Regardless of what led to the murder, now that tension between locals and the Jewish pilgrims has left a 19-year-old Israeli murdered in cold blood in a foreign country, a sober examination of the pilgrimage must be made, with a focus on the glaring lack of security.
Tubol’s death should lead to a renewed debate over whether to move Nahman’s remains to Israel, assuming they are actually located underneath the prayer hall that is the center of the Uman pilgrimage.
THOUGH THE issue is raised every year, and the pilgrimage has garnered criticism from prominent rabbis, including Shas spiritual leader Ovadia Yosef, the issue is typically dismissed in light of Rabbi Nahman’s edict that his followers must travel to Uman to be with him on Rosh Hashana. At best, the debate typically focuses on the exorbitant prices charged by Ukrainian airlines and the local merchants and landlords, and the burden such price-gouging poses for the largely poor haredi pilgrims.

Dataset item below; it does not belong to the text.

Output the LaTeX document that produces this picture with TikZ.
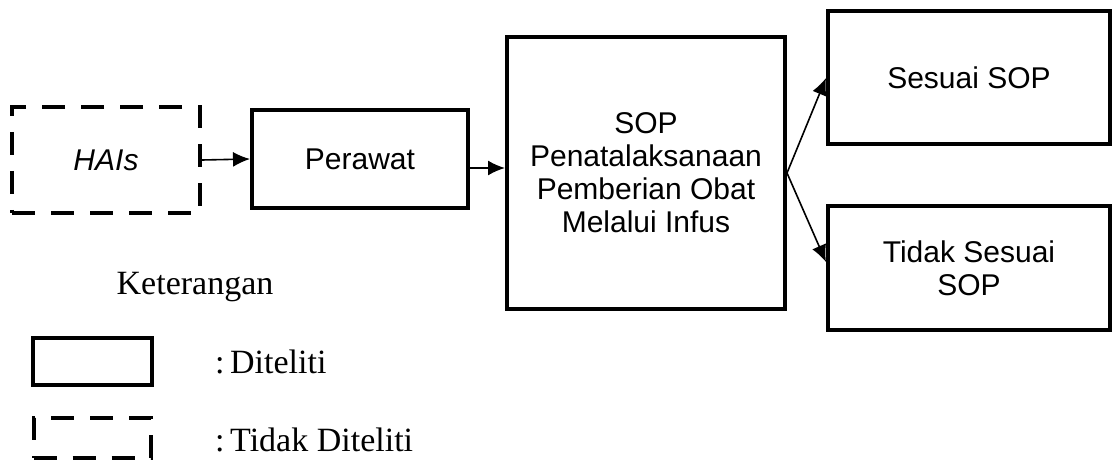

Most Breslov Hassidim would fervently oppose any move, but such opposition could be dealt with on the diplomatic level, if Israeli officials work with their Ukrainian counterparts to remove the remains and bring them to the land of Israel, creating facts under the ground. There is no shortage of precedents, from Theodore Herzl to the 2005 repatriation of the remains of Gush Katif residents.
Maintaining the pilgrimage as it is represents an economic burden for the pilgrims, exacerbated by the security concerns they face in a foreign country. It also conflicts with the promise of the ingathering of exiles that has taken place in Israel.
The Rosh Hashana pilgrimage to Uman brings together tens of thousands of worshipers from every branch of Judaism, who go through a one-of-a-kind experience defined by a sense of communal togetherness that is all but impossible to find here. Nonetheless, with a concerted effort by the leadership of Breslov and the rest of the hassidic world, and through the support of Israel’s secular leadership, such a gathering of tribes could take place here.
Those who heed the Rebbe’s call to visit him in Uman no matter the cost will continue to do so as long as his remains are in the Ukraine. It is up to the government to take the lead here – to show some of its poorest people that they need not spend a fortune and take security risks in a strange land where they are not particularly wanted, to visit the bones of a sage who, unlike them, had no choice but to live in the Diaspora.